The temperatures have dropped, and the National Weather Service has lifted its Severe B.O. Warning for the D.C. Metro area. Don't get me wrong -- there is still some heinous B.O. out there, just not at severe levels, according to the Office of Homeland Security, a federal agency that monitors the spread of B.O. throughout America. It was thought, at the height of the heat wave last week, that terrorists might attempt to destroy the Strategic Deodorant Reserve, so, heavily-strapped guards in three piece suits and mirror sunglasses were assigned to Old Spice factories throughout the world. The crisis has passed, fortunately, and the government, instead, has lowered the threat level to P.U. / 3, down from P.U. / 4. Still, Americans are urged to report suspicious B.O. to the authorities. If in doubt, once again, dial 911 and say "B.O."

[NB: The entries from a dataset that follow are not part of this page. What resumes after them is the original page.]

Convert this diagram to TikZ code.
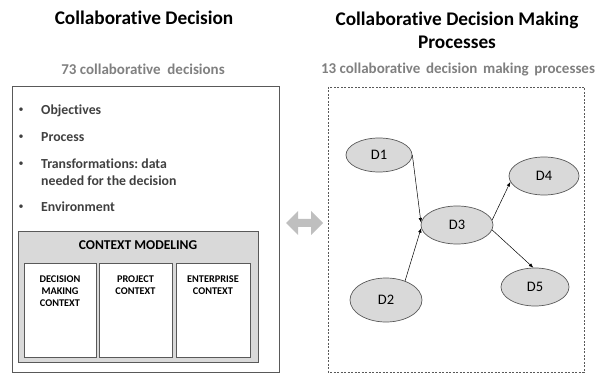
\documentclass[tikz,border=0pt]{standalone}
\usepackage{fontspec}
\setmainfont{Carlito}[Ligatures=NoCommon]
\usetikzlibrary{shapes.geometric,arrows.meta}
\frenchspacing
\definecolor{subgray}{HTML}{808080}
\definecolor{txtgray}{HTML}{404040}
\definecolor{boxfill}{HTML}{D9D9D9}
\definecolor{edgegray}{HTML}{595959}
\definecolor{arrowgray}{HTML}{BFBFBF}
\begin{document}
\begin{tikzpicture}[x=1pt,y=-1pt,
  title/.style={font=\fontsize{19.3}{22}\selectfont\bfseries, text=black, anchor=base, inner sep=0pt},
  subtitle/.style={font=\fontsize{15}{17}\selectfont\bfseries, text=subgray, anchor=base, inner sep=0pt},
  bullettext/.style={font=\fontsize{13.8}{16}\selectfont\bfseries, text=txtgray, anchor=base west, inner sep=0pt},
  bulletmark/.style={font=\fontsize{10}{12}\selectfont, text=txtgray, anchor=base, inner sep=0pt},
  ctxtext/.style={font=\fontsize{10.3}{12}\selectfont\bfseries, text=black, anchor=base, inner sep=0pt, align=center},
  dnode/.style={ellipse, draw=edgegray, fill=boxfill, line width=0.7pt, inner sep=0pt, font=\fontsize{14.5}{16}\selectfont, text=black},
  conn/.style={black, line width=0.5pt, -{Latex[length=4.5pt,width=3.5pt]}}
]
\useasboundingbox (0,0) rectangle (597,374);
% titles
\node[title] (t1) at (144,25) {Collaborative Decision};
\node[title] (t2a) at (457,26) {Collaborative Decision Making};
\node[title] (t2b) at (457,49) {Processes};
\node[subtitle] (s1) at (143,75) {73 collaborative\hspace{0.45em}decisions};
\node[subtitle] (s2) at (458,74) {13 collaborative\hspace{0.15em} decision\hspace{0.15em} making\hspace{0.15em} processes};
% left box
\draw[edgegray, line width=0.8pt] (12,86) rectangle (279,372);
\node[bulletmark] (b1) at (21,113) {\textbullet};
\node[bullettext] (l1) at (41,115) {Objectives};
\node[bulletmark] (b2) at (21,140) {\textbullet};
\node[bullettext] (l2) at (41,142) {Process};
\node[bulletmark] (b3) at (21,167) {\textbullet};
\node[bullettext] (l3) at (41,169) {Transformations: data};
\node[bullettext] (l3b) at (41,186) {needed for the decision};
\node[bulletmark] (b4) at (21,210) {\textbullet};
\node[bullettext] (l4) at (41,212) {Environment};
% context modeling
\draw[edgegray, fill=boxfill, line width=0.7pt] (18,231) rectangle (258,362);
\node[font=\fontsize{13.5}{15}\selectfont\bfseries, anchor=base, inner sep=0pt] (cm) at (138,249) {CONTEXT MODELING};
\draw[edgegray, fill=white, line width=0.7pt] (24,263) rectangle (96,357);
\draw[edgegray, fill=white, line width=0.7pt] (99,263) rectangle (172,357);
\draw[edgegray, fill=white, line width=0.7pt] (176,263) rectangle (250,357);
\node[ctxtext] (c1a) at (60,282) {DECISION};
\node[ctxtext] (c1b) at (60,294) {MAKING};
\node[ctxtext] (c1c) at (60,306) {CONTEXT};
\node[ctxtext] (c2a) at (135.5,282) {PROJECT};
\node[ctxtext] (c2b) at (135.5,294) {CONTEXT};
\node[ctxtext] (c3a) at (213,282) {ENTERPRISE};
\node[ctxtext] (c3b) at (213,294) {CONTEXT};
% double arrow
\fill[arrowgray] (286,223) -- (298,211) -- (298,219) -- (311,219) -- (311,211) -- (323,223)
  -- (311,235) -- (311,227) -- (298,227) -- (298,235) -- cycle;
% right dashed box
\draw[edgegray, line width=0.6pt, dash pattern=on 2pt off 1.5pt] (328,87) rectangle (584,372);
% decision nodes
\node[dnode, minimum width=66pt, minimum height=34pt] (D1) at (379,155) {D1};
\node[dnode, minimum width=70pt, minimum height=38pt] (D4) at (544,176) {D4};
\node[dnode, minimum width=72pt, minimum height=38pt] (D3) at (457,225) {D3};
\node[dnode, minimum width=68pt, minimum height=38pt] (D5) at (535,287) {D5};
\node[dnode, minimum width=72pt, minimum height=44pt] (D2) at (386,300) {D2};
% connectors
\draw[conn] (D1.east) -- (D3.176);
\draw[conn] (D2.45) -- (D3.185);
\draw[conn] (D3.8) -- (D4.190);
\draw[conn] (D3.352) -- (D5.95);
\end{tikzpicture}
\end{document}
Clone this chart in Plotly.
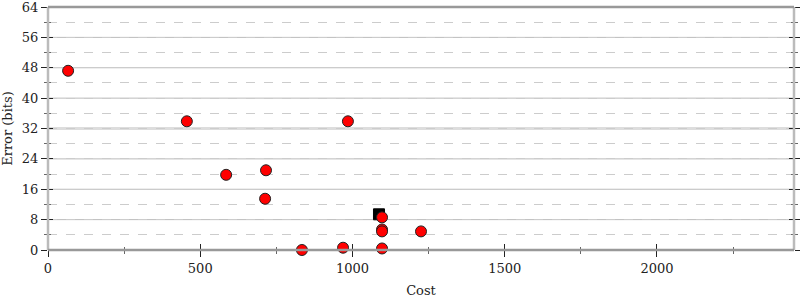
import plotly.graph_objects as go

cost = [66, 456, 585, 716, 713, 985, 834, 969, 1097, 1097, 1097, 1097, 1225]
error = [47.2, 33.9, 19.8, 21.0, 13.5, 33.9, 0.0, 0.6, 0.4, 5.4, 4.9, 8.6, 4.9]
best_cost = [1087]
best_error = [9.4]

x_ticks = [0, 500, 1000, 1500, 2000]
y_ticks = [0, 8, 16, 24, 32, 40, 48, 56, 64]
highlight_y = 32

FONT = "DejaVu Serif"

fig = go.Figure()
fig.add_trace(go.Scatter(x=best_cost, y=best_error, mode="markers",
                         marker=dict(symbol="square", size=11, color="black",
                                     line=dict(color="black", width=1)),
                         showlegend=False, cliponaxis=False))
fig.add_trace(go.Scatter(x=cost, y=error, mode="markers",
                         marker=dict(symbol="circle", size=11, color="#ff0000",
                                     line=dict(color="#222222", width=1)),
                         showlegend=False, cliponaxis=False))
# inside tick overlays
fig.add_trace(go.Scatter(x=[None], y=[None], xaxis="x2", yaxis="y2", showlegend=False))

shapes = []
for v in y_ticks[1:-1]:
    if v == highlight_y:
        shapes.append(dict(type="line", xref="paper", yref="y", x0=0, x1=1, y0=v, y1=v,
                           line=dict(color="#dddddd", width=3), layer="below"))
    else:
        shapes.append(dict(type="line", xref="paper", yref="y", x0=0, x1=1, y0=v, y1=v,
                           line=dict(color="#bbbbbb", width=1), layer="below"))
shapes += [
    dict(type="line", xref="paper", yref="paper", x0=0, x1=0, y0=0, y1=1,
         line=dict(color="#bbbbbb", width=2.5)),
    dict(type="line", xref="paper", yref="paper", x0=1, x1=1, y0=0, y1=1,
         line=dict(color="#bbbbbb", width=2.5)),
    dict(type="line", xref="paper", yref="paper", x0=0, x1=1, y0=0, y1=0,
         line=dict(color="#999999", width=2.5)),
    dict(type="line", xref="paper", yref="paper", x0=0, x1=1, y0=1, y1=1,
         line=dict(color="#999999", width=2.5)),
]

fig.update_layout(
    width=800, height=300,
    margin=dict(l=48, r=6, t=7, b=50, autoexpand=False),
    paper_bgcolor="white", plot_bgcolor="white",
    font=dict(family=FONT, size=13, color="#222222"),
    xaxis=dict(range=[0, 2450], tickvals=x_ticks, ticks="outside", ticklen=6,
               tickcolor="#222222", showgrid=False, zeroline=False, showline=False,
               automargin=False, ticklabeloverflow="allow",
               title=dict(text="Cost", standoff=11, font=dict(size=13)),
               minor=dict(dtick=250, tick0=0, ticks="outside", ticklen=3, tickcolor="#666666")),
    yaxis=dict(range=[0, 64], tickvals=y_ticks, ticks="outside", ticklen=6,
               tickcolor="#222222", showgrid=False,
               zeroline=False, showline=False, mirror="ticks", automargin=False,
               ticklabeloverflow="allow",
               title=dict(text="Error (bits)", standoff=6, font=dict(size=13)),
               minor=dict(dtick=4, tick0=0, ticks="outside", ticklen=3, tickcolor="#666666",
                          showgrid=True, gridcolor="#cccccc", griddash="dash", gridwidth=1)),
    xaxis2=dict(range=[0, 2450], overlaying="x", tickvals=x_ticks, ticks="inside", ticklen=6,
                tickcolor="#222222", showticklabels=False, showgrid=False, zeroline=False,
                automargin=False,
                minor=dict(dtick=250, tick0=0, ticks="inside", ticklen=3, tickcolor="#666666")),
    yaxis2=dict(range=[0, 64], overlaying="y", tickvals=y_ticks, ticks="inside", ticklen=5,
                tickcolor="#222222", showticklabels=False, showgrid=False, zeroline=False,
                mirror="ticks", automargin=False,
                minor=dict(dtick=4, tick0=0, ticks="inside", ticklen=3, tickcolor="#666666")),
    shapes=shapes,
)
fig.write_html("out.html")
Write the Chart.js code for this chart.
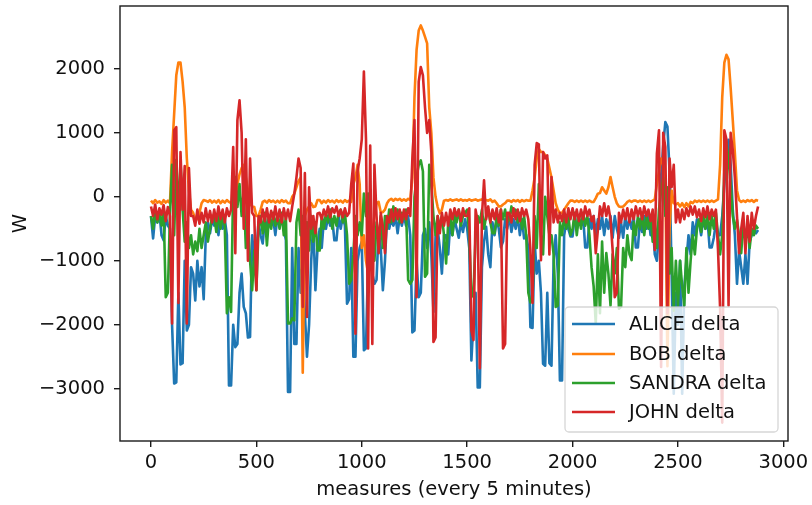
<!DOCTYPE html>
<html>
<head>
<meta charset="utf-8">
<script src="https://cdn.jsdelivr.net/npm/chart.js@4.4.1/dist/chart.umd.min.js"></script>
<style>
  html, body { margin: 0; padding: 0; background: #fff; }
  #wrap { width: 812px; height: 505px; }
</style>
</head>
<body>
<div id="wrap"><canvas id="deltaChart" width="812" height="505"></canvas></div>
<script>
// one value read every 10 measures (0 .. 2880), one row = 100 measures
var step = 10;

var seriesNames = ["ALICE delta", "BOB delta", "SANDRA delta", "JOHN delta"];
var xTicks = [0, 500, 1000, 1500, 2000, 2500, 3000];
var yTicks = [-3000, -2000, -1000, 0, 1000, 2000];

var alice = [
  -300, -650, -300, -400, -250, -600, -680, -300, -450, -500,
  -2000, -2920, -2900, -1500, -2620, -2600, -1000, -2090, -2000, -1100,
  -1200, -1620, -1000, -1400, -1100, -1600, -600, -400, -570, -350,
  -450, -300, -600, -300, -500, -350, -600, -2950, -2950, -2000,
  -2350, -2300, -1500, -1200, -1720, -1820, -2200, -2190, -600, -1000,
  -900, -400, -600, -730, -350, -500, -300, -450, -350, -600,
  -300, -450, -350, -500, -680, -3050, -3050, -800, -2300, -2300,
  -800, -1500, -1000, -1820, -2500, -2000, -1000, -400, -1460, -800,
  -500, -800, -360, -500, -300, -450, -350, -680, -680, -300,
  -500, -300, -450, -1670, -1600, -800, -2500, -2500, -1000, -800,
  -700, -2400, -2370, -1000, -700, -1200, -1360, -1300, -500, -800,
  -1460, -1000, -300, -500, -350, -450, -300, -570, -300, -450,
  -300, -450, -300, -600, -2120, -2090, -1000, -1570, -1500, -600,
  -500, -800, -400, -900, -1800, -600, -500, -800, -1200, -600,
  -600, -900, -400, -600, -350, -500, -640, -400, -550, -350,
  -500, -800, -2560, -1930, -1500, -2980, -2980, -1100, -700, -470,
  -900, -1100, -400, -600, -350, -500, -790, -700, -350, -500,
  -300, -550, -350, -500, -300, -600, -350, -650, -600, -800,
  -2040, -2050, -700, -1200, -1000, -1500, -2610, -2640, -1500, -2600,
  -2640, -1000, -600, -1200, -2870, -2870, -600, -400, -500, -620,
  -620, -300, -500, -350, -450, -300, -790, -790, -350, -500,
  -300, -600, -350, -500, -300, -600, -350, -500, -300, -640,
  -300, -500, -640, -400, -640, -300, -500, -350, -500, -300,
  -790, -790, -350, -550, -300, -500, -300, -600, -400, -900,
  -1000, -500, 300, 800, 1170, 1100, 400, -1200, -3080, -1500,
  -2000, -1000, -3080, -1400, -1000, -600, -900, -400, -600, -350,
  -400, -600, -350, -500, -350, -790, -790, -640, -400, -600,
  -600, -300, 200, 600, 890, 500, -200, -600, -1360, -840,
  -1100, -1360, -900, -1360, -700, -600, -500, -570, -520
];
var bob = [
  -60, -100, -50, -90, -70, -110, -50, -90, -60, -100,
  700, 1300, 1900, 2100, 2100, 1800, 1400, 600, 100, -200,
  -250, -350, -350, -250, -100, -50, -60, -80, -50, -90,
  -60, -90, -50, -100, -60, -90, -50, -80, -100, -50,
  0, 200, 350, 450, 500, 300, 100, -100, -150, -160,
  -300, -300, -200, -80, -60, -90, -50, -80, -60, -90,
  -60, -90, -50, -80, -60, -100, -100, 0, 50, 150,
  250, 300, -2750, -300, -200, -150, -100, -160, -150, -50,
  -50, -100, -60, -90, -50, -80, -60, -90, -50, -80,
  -60, -90, -50, -80, -60, -80, 200, 300, 500, 200,
  -800, -600, -1000, -1200, -1100, -600, -300, -100, -80, -240,
  -240, -200, -100, -50, -30, -60, -30, -50, -30, -60,
  -40, -60, -30, -50, 300, 1560, 2300, 2600, 2680, 2600,
  2500, 2400, 1400, 1000, 300, 0, -160, -260, -200, -60,
  -50, -60, -40, -60, -50, -40, -60, -40, -60, -50,
  -60, -40, -60, -50, -40, -60, -50, -40, -60, -50,
  -60, -40, -80, -60, -100, -150, -150, -120, -100, -60,
  -60, -80, -50, -70, -50, -80, -50, -70, -50, -60,
  -60, 100, 300, 600, 750, 700, 700, 650, 600, 450,
  300, 100, -100, -200, -260, -250, -200, -150, -100, -60,
  -60, -80, -60, -80, -60, -80, -60, -80, -60, -80,
  -80, -20, 50, 60, 150, 100, 50, 150, 310, 150,
  0, -100, -150, -160, -150, -120, -80, -60, -80, -60,
  -60, -80, -60, -80, -60, -80, -60, -80, -60, -40,
  200, 400, 600, 500, 300, -2650, -500, 100, -100, -120,
  -100, -150, -100, -160, -100, -150, -80, -100, -60, -80,
  -60, -80, -60, -80, -60, -80, -60, -80, -60, -40,
  500, 1560, 2100, 2220, 2150, 1700, 1200, 680, 100, -50,
  -80, -60, -80, -50, -70, -50, -80, -50, -60
];
var sandra = [
  -300, -500, -200, -400, -250, -450, -200, -1570, -1500, -300,
  500, -600, 580, -300, 550, -200, -700, -400, -800, -600,
  -900, -700, -850, -500, -800, -600, -400, -700, -500, -300,
  -300, -550, -250, -500, -300, -450, -1820, -1570, -1800, 200,
  310, -160, 200, -300, 100, -800, -400, -1000, -1460, -840,
  -1460, -500, -300, -570, -250, -760, -300, -500, -250, -450,
  -300, -500, -250, -600, -300, -1980, -1980, -1900, -1930, -400,
  -200, -600, -300, -800, -400, -840, -300, -700, -400, -840,
  -840, -300, -500, -250, -400, -200, -500, -300, -450, -250,
  -200, -400, -250, -600, -1360, -1300, -900, -300, -600, -400,
  -600, 50, -300, 50, -500, -800, -1000, -400, -700, -300,
  -800, -300, -500, -200, -400, -150, -350, -200, -400, -250,
  -350, -200, -1300, -1360, -1300, 0, 300, 500, 570, 400,
  -1250, -1200, 500, 200, -300, -600, -300, -500, -300, -600,
  -1040, -400, -300, -600, -250, -400, -200, -450, -300, -250,
  -200, -600, -1570, -1500, -600, -300, -400, -200, -500, -300,
  -200, -400, -570, -570, -300, -450, -200, -350, -200, -400,
  -350, -150, -300, -200, -400, -250, -500, -300, -600, -1500,
  -1650, -1600, -300, -800, 200, -600, -900, 0, -300, -600,
  -600, -900, -1720, -1700, -400, -600, -300, -500, -300, -600,
  -500, -250, -600, -300, -500, -250, -450, -300, -600, -1100,
  -1400, -1980, -900, -1820, -700, -1500, -880, -1200, -1700, -900,
  -1200, -800, -1750, -1720, -800, -1100, -600, -900, -990, -400,
  -600, -300, -500, -250, -600, -300, -500, -300, -700, -400,
  -800, -200, 100, 300, -300, 150, -1200, -800, -1780, -1000,
  -1700, -1000, -1400, -1700, -800, -1500, -1000, -600, -900, -500,
  -350, -550, -300, -500, -250, -600, -300, -500, -250, -600,
  -900, -600, 400, 840, 580, 200, -300, -500, -360, -600,
  -880, -400, -700, -450, -800, -500, -600, -450, -500
];
var john = [
  -150, -300, -120, -350, -180, -280, -130, -380, -160, -300,
  -1980, 1040, 1090, -1660, 700, -200, 480, -1980, 450, -300,
  -300, -450, -200, -420, -250, -400, -180, -380, -220, -400,
  -200, -380, -150, -350, -200, -400, -180, -300, -200, 780,
  -880, 1200, 1510, 1000, -500, 900, -1000, 600, -250, -300,
  -1460, -300, -400, -200, -380, -180, -400, -220, -350, -150,
  -380, -200, -400, -180, -350, -200, -380, -150, 50, 300,
  600, 450, -1720, 370, -1880, 150, -500, -300, -570, -260,
  -250, -350, -200, -300, -150, -320, -180, -250, -150, -300,
  -200, -320, -180, -300, -250, 200, 520, -2140, 400, 600,
  900, 1960, 900, -2370, 800, -2300, 500, -300, -880, -250,
  -470, -880, -300, -400, -200, -380, -180, -350, -200, -400,
  -200, -350, -180, -300, 600, 1200, -1570, 1800, 2030, 1900,
  1400, 1000, 1200, 700, -2270, -2200, -300, -570, -250, -450,
  -250, -450, -200, -350, -180, -300, -200, -380, -180, -300,
  -300, -180, -2090, -2240, -200, -400, -2680, -300, 260, -350,
  -150, -400, -200, -350, -180, -400, -200, -2370, -2300, -250,
  -250, -400, -180, -350, -200, -380, -180, -300, -200, -350,
  -830, -1660, 500, 840, 820, -990, 700, 600, 650, -900,
  310, -400, -200, -400, -250, -380, -200, -400, -180, -350,
  -180, -350, -200, -380, -200, -350, -150, -300, -200, -380,
  -300, -880, -520, -150, -300, -100, -300, -150, -350, -830,
  -1570, -1500, -250, -400, -200, -350, -180, -400, -200, -350,
  -150, -300, -180, -350, -150, -300, -200, -380, -200, -830,
  680, 1040, -2660, 1000, 780, -1820, 600, 150, 500, -400,
  -200, -400, -200, -350, -180, -300, -150, -280, -150, -320,
  -200, -380, -180, -320, -150, -350, -200, -300, -200, -830,
  -1750, -3530, 1040, 900, -1700, 1000, 730, 300, -300, -880,
  -500, -250, -880, -300, -700, -250, -500, -300, -150
];

var colors = ['#1f77b4', '#ff7f0e', '#2ca02c', '#d62728'];
var fontFamily = '"DejaVu Sans", sans-serif';
var fontSize = 19.5;

function toPoints(values) {
    return values.map(function (v, i) {
        return {x: i * step, y: v};
    });
}

function fmt(v) {
    return v < 0 ? '\u2212' + Math.abs(v) : String(v);
}

function noEdgePadding(scale) {
    scale.paddingTop = 0;
    scale.paddingBottom = 0;
    scale.paddingLeft = 0;
    scale.paddingRight = 0;
}

var boxAndLegend = {
    id: 'boxAndLegend',
    afterDatasetsDraw: function (chart) {
        var ctx = chart.ctx;
        var a = chart.chartArea;
        ctx.save();
        // axes frame (all four spines)
        ctx.strokeStyle = '#1a1a1a';
        ctx.lineWidth = 1.4;
        ctx.strokeRect(a.left, a.top, a.right - a.left, a.bottom - a.top);

        // legend, lower right inside the axes
        var x0 = 565, y0 = 307, w = 213, h = 125, r = 4;
        ctx.beginPath();
        ctx.moveTo(x0 + r, y0);
        ctx.lineTo(x0 + w - r, y0);
        ctx.arcTo(x0 + w, y0, x0 + w, y0 + r, r);
        ctx.lineTo(x0 + w, y0 + h - r);
        ctx.arcTo(x0 + w, y0 + h, x0 + w - r, y0 + h, r);
        ctx.lineTo(x0 + r, y0 + h);
        ctx.arcTo(x0, y0 + h, x0, y0 + h - r, r);
        ctx.lineTo(x0, y0 + r);
        ctx.arcTo(x0, y0, x0 + r, y0, r);
        ctx.closePath();
        ctx.fillStyle = 'rgba(255,255,255,0.8)';
        ctx.fill();
        ctx.strokeStyle = 'rgba(204,204,204,0.8)';
        ctx.lineWidth = 1.3;
        ctx.stroke();

        var rows = [324, 354, 383, 412];
        ctx.font = fontSize + 'px ' + fontFamily;
        ctx.textBaseline = 'middle';
        ctx.textAlign = 'left';
        for (var i = 0; i < seriesNames.length; i++) {
            ctx.beginPath();
            ctx.moveTo(572, rows[i]);
            ctx.lineTo(615, rows[i]);
            ctx.strokeStyle = colors[i];
            ctx.lineWidth = 2.7;
            ctx.stroke();
            ctx.fillStyle = '#111';
            ctx.fillText(seriesNames[i], 629, rows[i] + 1);
        }
        ctx.restore();
    }
};

var allSeries = [alice, bob, sandra, john];
var datasets = allSeries.map(function (values, i) {
    return {
        label: seriesNames[i],
        data: toPoints(values),
        borderColor: colors[i],
        backgroundColor: colors[i],
        borderWidth: 2.6,
        pointRadius: 0,
        tension: 0,
        fill: false,
        borderJoinStyle: 'round',
        order: allSeries.length - 1 - i
    };
});

new Chart(document.getElementById('deltaChart'), {
    type: 'line',
    data: {datasets: datasets},
    options: {
        responsive: false,
        animation: false,
        devicePixelRatio: 1,
        layout: {padding: {left: 0, right: 24, top: 6, bottom: 0}},
        plugins: {
            legend: {display: false},
            tooltip: {enabled: false}
        },
        scales: {
            x: {
                type: 'linear',
                min: -147,
                max: 3022,
                afterBuildTicks: function (scale) {
                    scale.ticks = xTicks.map(function (v) { return {value: v}; });
                },
                afterFit: function (scale) {
                    scale.height = 64;
                    noEdgePadding(scale);
                },
                border: {display: false},
                grid: {drawOnChartArea: false, drawTicks: true, tickLength: 6, color: '#1a1a1a', lineWidth: 1.4},
                ticks: {
                    font: {family: fontFamily, size: fontSize},
                    color: '#111',
                    padding: 4,
                    maxRotation: 0,
                    autoSkip: false,
                    callback: function (v) { return fmt(v); }
                },
                title: {
                    display: true,
                    text: 'measures (every 5 minutes)',
                    font: {family: fontFamily, size: fontSize},
                    color: '#111',
                    padding: {top: 0, bottom: 3}
                }
            },
            y: {
                min: -3818,
                max: 2984,
                afterBuildTicks: function (scale) {
                    scale.ticks = yTicks.map(function (v) { return {value: v}; });
                },
                afterFit: function (scale) {
                    scale.width = 120;
                    noEdgePadding(scale);
                },
                border: {display: false},
                grid: {drawOnChartArea: false, drawTicks: true, tickLength: 6, color: '#1a1a1a', lineWidth: 1.4},
                ticks: {
                    font: {family: fontFamily, size: fontSize},
                    color: '#111',
                    padding: 9,
                    autoSkip: false,
                    callback: function (v) { return fmt(v); }
                },
                title: {
                    display: true,
                    text: 'W',
                    font: {family: fontFamily, size: fontSize},
                    color: '#111',
                    padding: {top: 9, bottom: 0}
                }
            }
        }
    },
    plugins: [boxAndLegend]
});
</script>
</body>
</html>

After you do that, join us for a Drink -- but no Walk -- this Wednesday, at Angles. Among other things, we will be discussing the re-launching of Drink & Walk: The Second Season, the new Fettoosha Rocket (a missile that shoots Fettoosh salad at a range of 21 km), and the latest government scandal, in which the government is now denying that the earth is gradually turning into a giant shrubbery, the shape and texture of a burrito. We will be at Angles from 6 to 9. Please join us for all festivities.

Tuesday, August 01, 2006

Severe B.O. Alert for the Greater Washington Metropolitan Area

Ladies and Gents,

The National Weather Service has issued a Severe B.O. Alert for the Greater Washington Metropolitan Area through Thursday night. This will affect pedestrians the most, especially when they encounter feral street kids or feral street adults. Severe B.O. can cause temporary blindness, switches in political sympathy(ies), and the sensation that one is putting on a costume--mask, flippers, trident, thunderbolt--for unknown reasons. Most people should avoid B.O. when they see it coming. However, if you have a relative or good friend who is not responding to shock treatment, bamboo slivers under the fingernails, or the dreaded water torture, you are, under these circumstances, encouraged to seek out B.O., in order to win back your loved one's attentions and affections. However, do this only in the presence of a trained B.O. professional: aka a barback, a community service aide, or a squeegee man. Do not try this at home by yourself. In the event of severe B.O. exposure, dial 911 immediately and say "B.O."